Agent startup health checks are non-destructive by default.

They do not:

flash firmware
reset the target
toggle relays
power-cycle outlets
drive GPIO outputs
send UART/CAN/Modbus commands
read measurements unless explicitly enabled

This makes startup checks safe for normal Agent operation.

Agent self-test controls¶

Environment variables control how deep startup checks go:

BENCHCI_AGENT_SELF_TEST_ON_STARTUP=1
BENCHCI_AGENT_SELF_TEST_OPEN_HARDWARE=1
BENCHCI_AGENT_SELF_TEST_READ_INPUTS=0
BENCHCI_AGENT_SELF_TEST_READ_MEASUREMENTS=0

Recommended starting point:

export BENCHCI_AGENT_SELF_TEST_ON_STARTUP=1
export BENCHCI_AGENT_SELF_TEST_OPEN_HARDWARE=1
export BENCHCI_AGENT_SELF_TEST_READ_INPUTS=0
export BENCHCI_AGENT_SELF_TEST_READ_MEASUREMENTS=0

Enable input or measurement reads only after confirming they are safe for your bench.

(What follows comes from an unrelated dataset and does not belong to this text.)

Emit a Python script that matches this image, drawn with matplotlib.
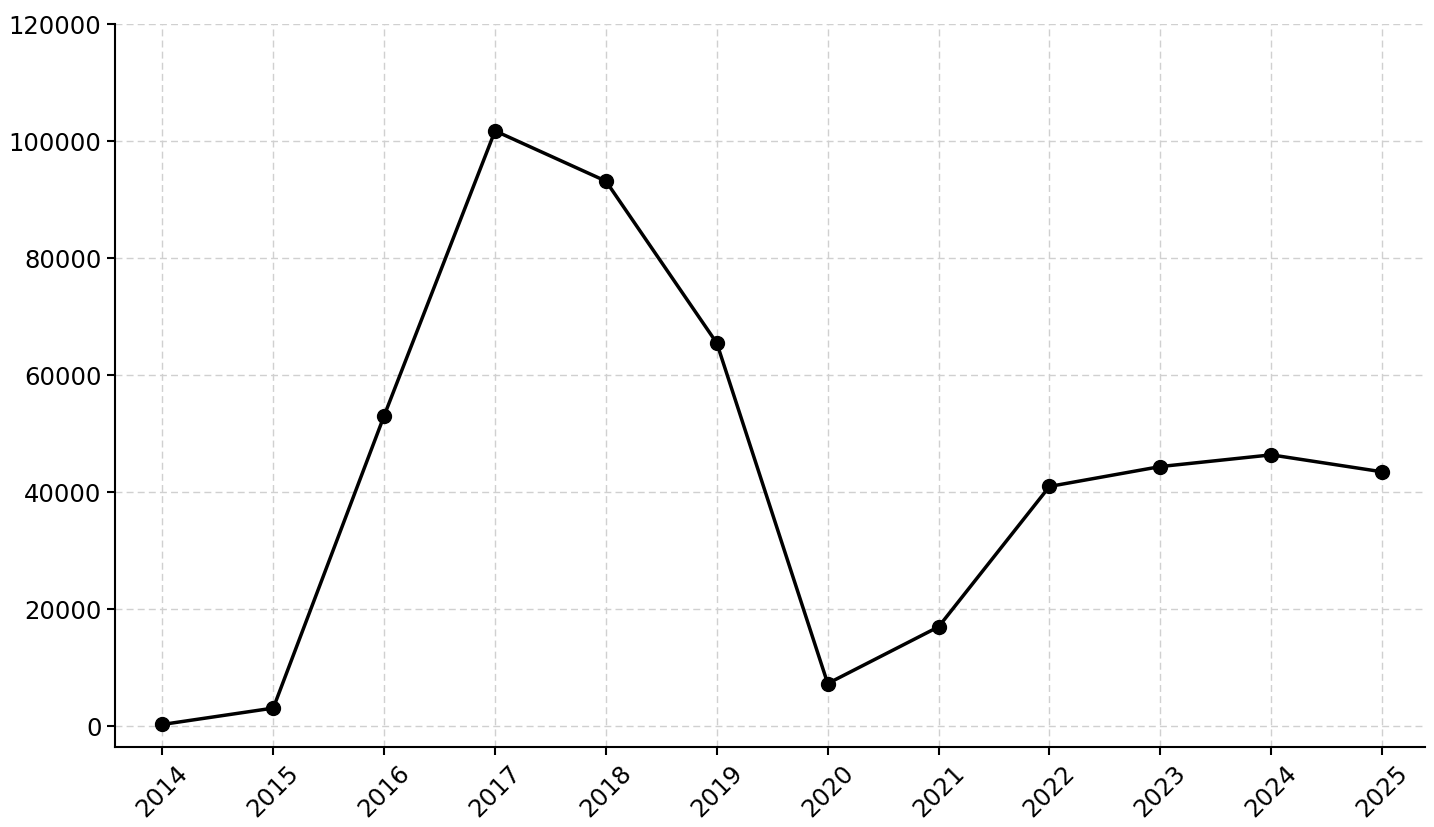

Health report artifacts on the Agent¶

Health reports are written under the Agent work directory:

benchci-agent-results/
  bench-health/
    <bench_id>/
      self-test.log
      self-test-summary.json
      nodes/
      resources/

These files help lab owners debug why a bench is marked degraded or failing.

Resource locking¶

BenchCI protects hardware resources with a file-based cross-process lock layer.

This prevents two runs on the same machine from using the same physical interface at the same time.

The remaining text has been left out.